WRITTEN REQUEST:
Copy out the data below from the line containing "Convert this chart to matplotlib code." to the line containing "plt.rcParams['font.family'] = ['Noto", both lines included, with all images left out.

INPUT MATERIAL:

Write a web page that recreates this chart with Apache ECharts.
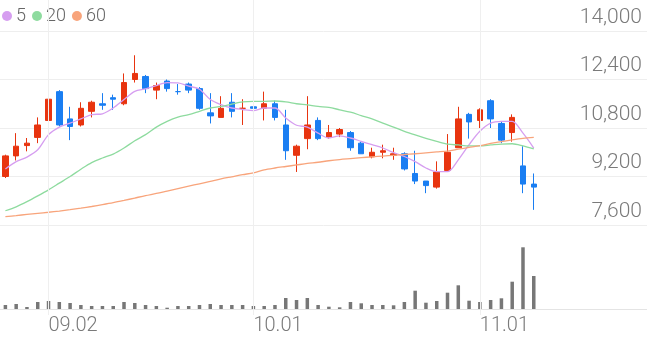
<!DOCTYPE html>
<html>
<head>
<meta charset="utf-8">
<script src="https://cdn.jsdelivr.net/npm/echarts@6/dist/echarts.min.js"></script>
<style>html,body{margin:0;padding:0;background:#fff}#c{width:647px;height:337px}</style>
</head>
<body>
<div id="c"></div>
<script>
const dates = ['08.27','08.28','08.29','08.30',
  '09.02','09.03','09.04','09.05','09.06','09.09','09.10','09.11','09.16','09.17','09.18','09.19','09.20','09.23','09.24','09.25','09.26','09.27','09.30',
  '10.01','10.02','10.04','10.07','10.08','10.10','10.11','10.14','10.15','10.16','10.17','10.18','10.21','10.22','10.23','10.24','10.25','10.28','10.29','10.30','10.31',
  '11.01','11.04','11.05','11.06','11.07','11.08'];
const emptySlots = 10;
const tickLabels = ['09.02','10.01','11.01'];

const open  = [9200,9880,10220,10490,11050,12000,11100,10900,11350,11600,11800,11600,12400,12500,12050,12350,12000,12250,12100,11300,11150,11650,11450,11500,11450,11600,10900,9900,10450,11050,10500,10600,10650,10300,9850,10000,9900,9950,9300,9050,8850,9400,10150,11250,11050,11700,10950,10650,9550,8950];
const close = [9880,10200,10300,10900,11750,10900,10850,11450,11650,11550,11750,12300,12600,12100,12200,12100,12000,12050,11450,11200,11450,11350,11450,11450,11600,11150,10050,10200,10900,10450,10650,10750,10150,9950,10000,10050,9950,9450,9050,8900,9350,10000,11100,11000,11400,11100,10400,11150,8950,8850];
const low   = [9150,9730,10030,10300,10900,10850,10400,10850,11150,11400,11400,11550,12300,11950,11750,12000,11900,11950,11400,10950,11150,11150,10900,11250,11050,11050,9750,9350,10100,10400,10450,10500,10050,9950,9800,9800,9750,9400,8950,8650,8800,9400,10150,10450,10800,10800,10300,10350,8650,8100];
const high  = [9920,10630,10470,11150,11900,12050,11500,11650,11700,11950,11900,12600,13200,12550,12300,12400,12250,12300,12150,11950,11850,11950,11750,11550,12000,11700,11400,10250,11850,11150,10900,10800,10700,10350,10150,10250,10150,10000,10050,9050,9700,10600,11500,11300,11450,11750,11000,11250,10200,9300];

const ma5  = [9450,9690,9840,10080,10580,10830,10960,11100,11240,11270,11460,11740,12010,12090,12200,12300,12290,12180,12080,11740,11570,11460,11410,11370,11460,11460,11130,10890,10830,10630,10470,10540,10470,10360,10250,10140,9990,9860,9690,9480,9360,9360,9750,10250,10690,10960,11020,11020,10630,10140];
const ma20 = [8070,8200,8370,8560,8760,8980,9200,9440,9660,9810,9940,10140,10380,10580,10830,11020,11160,11240,11350,11460,11510,11590,11660,11680,11680,11690,11660,11600,11560,11510,11480,11400,11320,11210,11100,10960,10830,10690,10570,10460,10360,10270,10240,10210,10210,10240,10270,10280,10210,10110];
const ma60 = [7875,7910,7950,7985,8020,8060,8105,8155,8210,8270,8335,8410,8490,8570,8640,8720,8800,8880,8960,9040,9120,9190,9260,9320,9420,9480,9530,9580,9630,9670,9720,9760,9790,9820,9850,9875,9900,9925,9950,9980,10010,10040,10100,10160,10220,10290,10350,10410,10460,10490];

const volume = [40000,50000,20000,70000,80000,70000,60000,40000,30000,30000,30000,70000,60000,40000,30000,13000,30000,30000,40000,50000,40000,40000,40000,30000,30000,40000,110000,90000,110000,40000,23000,17000,70000,57000,40000,40000,37000,70000,183000,63000,80000,163000,237000,83000,70000,90000,107000,273000,617000,330000];

const categories = dates.concat(new Array(emptySlots).fill(''));
const candleData = open.map((o, i) => [o, close[i], low[i], high[i]]);

const UP = '#e8340f', DOWN = '#1a7ef2';
const FONT = 'Roboto, "Noto Sans", sans-serif';

const chart = echarts.init(document.getElementById('c'), null, {renderer: 'canvas'});
chart.setOption({
  animation: false,
  backgroundColor: '#fff',
  legend: {
    data: ['5', '20', '60'],
    icon: 'circle',
    itemWidth: 10, itemHeight: 10, itemGap: 6,
    left: 2, top: 7, padding: 0,
    textStyle: {color: '#666', fontSize: 18, fontFamily: FONT, fontWeight: 300, padding: [0, 0, 0, -1]}
  },
  grid: [
    {left: 0, right: 0, top: 31, height: 194},
    {left: 0, right: 0, top: 226, height: 83},
    {left: 0, right: 0, top: 0, height: 315}
  ],
  xAxis: [
    {type: 'category', gridIndex: 0, data: categories, boundaryGap: true,
     axisLine: {show: false}, axisTick: {show: false}, axisLabel: {show: false}, splitLine: {show: false}},
    {type: 'category', gridIndex: 1, data: categories, boundaryGap: true,
     axisLine: {show: true, lineStyle: {color: '#e4e4e4'}}, axisTick: {show: false},
     axisLabel: {
       interval: (idx, val) => tickLabels.indexOf(val) >= 0,
       align: 'left', margin: 7, color: '#7a7a7a', fontSize: 20, fontWeight: 300, fontFamily: FONT
     },
     splitLine: {show: false}},
    {type: 'category', gridIndex: 2, data: categories, boundaryGap: true, show: false}
  ],
  yAxis: [
    {type: 'value', gridIndex: 0, position: 'right', min: 7600, max: 14000, interval: 1600, scale: true,
     axisLine: {show: false}, axisTick: {show: false},
     axisLabel: {inside: true, margin: 5, verticalAlign: 'bottom', padding: [0, 0, 3, 0],
                 color: '#7a7a7a', fontSize: 21, fontWeight: 300, fontFamily: FONT,
                 formatter: v => v.toLocaleString('en-US')},
     splitLine: {show: true, lineStyle: {color: '#eeeeee', width: 1}}},
    {type: 'value', gridIndex: 1, min: 0, max: 830000, show: false, splitLine: {show: false}},
    {type: 'value', gridIndex: 2, min: 0, max: 1, show: false, splitLine: {show: false}}
  ],
  series: [
    {
      name: 'grid', type: 'line', xAxisIndex: 2, yAxisIndex: 2, data: [null], z: 0,
      symbol: 'none', silent: true,
      markLine: {
        silent: true, symbol: ['none', 'none'], label: {show: false},
        lineStyle: {color: '#efefef', type: 'solid', width: 1},
        data: tickLabels.map(t => ({xAxis: t}))
      }
    },
    {
      name: 'price', type: 'candlestick', xAxisIndex: 0, yAxisIndex: 0,
      data: candleData, barWidth: 6,
      itemStyle: {color: UP, color0: DOWN, borderColor: UP, borderColor0: DOWN, borderWidth: 1}
    },
    {name: '5', type: 'line', xAxisIndex: 0, yAxisIndex: 0, data: ma5, smooth: 0.3, symbol: 'none',
     color: '#d69ef0', lineStyle: {width: 1.3, color: '#d69ef0'}},
    {name: '20', type: 'line', xAxisIndex: 0, yAxisIndex: 0, data: ma20, smooth: 0.3, symbol: 'none',
     color: '#8edb9f', lineStyle: {width: 1.3, color: '#8edb9f'}},
    {name: '60', type: 'line', xAxisIndex: 0, yAxisIndex: 0, data: ma60, smooth: 0.3, symbol: 'none',
     color: '#f8a47b', lineStyle: {width: 1.3, color: '#f8a47b'}},
    {name: 'vol', type: 'bar', xAxisIndex: 1, yAxisIndex: 1, data: volume, barWidth: 3.5,
     itemStyle: {color: '#777777'}}
  ]
});
</script>
</body>
</html>
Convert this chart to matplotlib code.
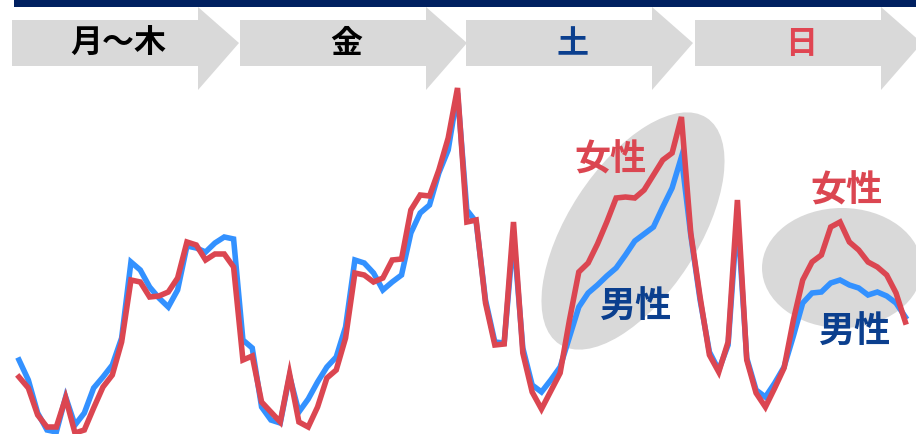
import matplotlib.pyplot as plt
from matplotlib.patches import Polygon, Ellipse, Rectangle

plt.rcParams['font.family'] = ['Noto Sans CJK JP', 'DejaVu Sans']

# hourly index values, 24 points per period (Mon-Thu avg, Fri, Sat, Sun)
male_mon_thu = [80, 60, 27, 10, 8, 43, 15, 27, 52, 63, 75, 102,
                178, 170, 153, 142, 133, 150, 194, 192, 188, 197, 203, 201]
male_fri = [100, 92, 33, 20, 17, 64, 28, 41, 58, 73, 83, 113,
            180, 177, 167, 150, 158, 165, 207, 227, 235, 267, 290, 347]
male_sat = [230, 218, 140, 98, 97, 205, 92, 55, 48, 60, 73, 103,
            133, 147, 155, 164, 172, 185, 199, 206, 213, 233, 252, 283]
male_sun = [205, 140, 88, 70, 95, 225, 82, 50, 43, 57, 73, 104,
            137, 147, 148, 157, 160, 155, 152, 145, 148, 144, 137, 123]

female_mon_thu = [63, 52, 25, 13, 13, 42, 7, 10, 32, 53, 65, 98,
                  160, 158, 143, 144, 148, 162, 198, 195, 180, 186, 186, 173]
female_fri = [80, 84, 38, 28, 18, 66, 18, 13, 33, 62, 70, 102,
              167, 165, 158, 162, 180, 181, 230, 245, 244, 270, 302, 352]
female_sat = [218, 220, 137, 95, 96, 218, 87, 48, 31, 49, 67, 120,
              168, 177, 196, 218, 242, 243, 242, 250, 265, 280, 287, 323]
female_sun = [207, 143, 85, 68, 98, 240, 80, 47, 33, 52, 72, 120,
              160, 178, 185, 213, 218, 198, 190, 178, 173, 165, 147, 118]

period_labels = ['月～木', '金', '土', '日']
period_colors = ['#000000', '#000000', '#0B3F8E', '#E04552']

male = male_mon_thu + male_fri + male_sat + male_sun
female = female_mon_thu + female_fri + female_sat + female_sun

BLUE = '#3391FF'
RED = '#DB4651'
NAVY = '#0B3F8E'
GREY = '#D9D9D9'

fig = plt.figure(figsize=(9.16, 4.34), dpi=100)

# decoration layer in pixel units
deco = fig.add_axes([0, 0, 1, 1], zorder=0)
deco.set_xlim(0, 916)
deco.set_ylim(434, 0)
deco.axis('off')

deco.add_patch(Rectangle((14, 0), 902, 7, color='#002060', lw=0))

starts = [12, 240, 466, 695]
body, head = 186, 41
for x0, lab, col in zip(starts, period_labels, period_colors):
    pts = [(x0, 20), (x0 + body, 20), (x0 + body, 7), (x0 + body + head, 43),
           (x0 + body, 90), (x0 + body, 66), (x0, 66)]
    deco.add_patch(Polygon(pts, closed=True, color=GREY, lw=0))
    deco.text(x0 + body / 2 + 13, 44, lab, ha='center', va='center',
              fontsize=23, fontweight='bold', color=col)

deco.add_patch(Ellipse((633, 231), 270, 130, angle=-57, color=GREY, lw=0))
deco.add_patch(Ellipse((842, 268), 160, 120, color=GREY, lw=0))

deco.text(610, 160, '女性', ha='center', va='center', fontsize=26,
          fontweight='bold', color=RED)
deco.text(635, 307, '男性', ha='center', va='center', fontsize=26,
          fontweight='bold', color=NAVY)
deco.text(846, 191, '女性', ha='center', va='center', fontsize=26,
          fontweight='bold', color=RED)
deco.text(854, 332, '男性', ha='center', va='center', fontsize=26,
          fontweight='bold', color=NAVY)

# line layer
ax = fig.add_axes([0, 0, 1, 1], zorder=1)
ax.patch.set_alpha(0)
hours = range(len(male))
ax.plot(hours, male, color=BLUE, lw=4.0, solid_joinstyle='miter')
ax.plot(hours, female, color=RED, lw=4.0, solid_joinstyle='miter')
ax.set_xlim(-19 / 9.33, 897 / 9.33)
ax.set_ylim(6, 440)
ax.axis('off')

fig.savefig('out.png', dpi=100)
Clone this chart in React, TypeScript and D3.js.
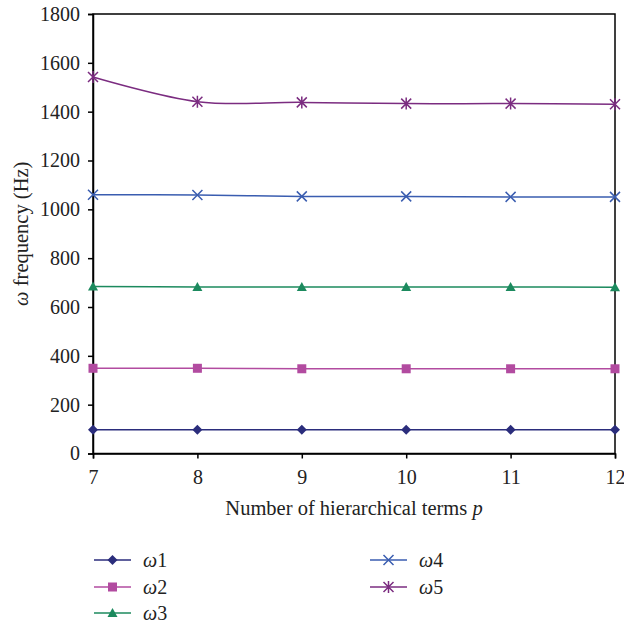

FINISHED EXERCISE:
Convert this chart to matplotlib code.
import matplotlib.pyplot as plt
from matplotlib.patches import Polygon, Ellipse, Rectangle

plt.rcParams['font.family'] = ['Noto Sans CJK JP', 'DejaVu Sans']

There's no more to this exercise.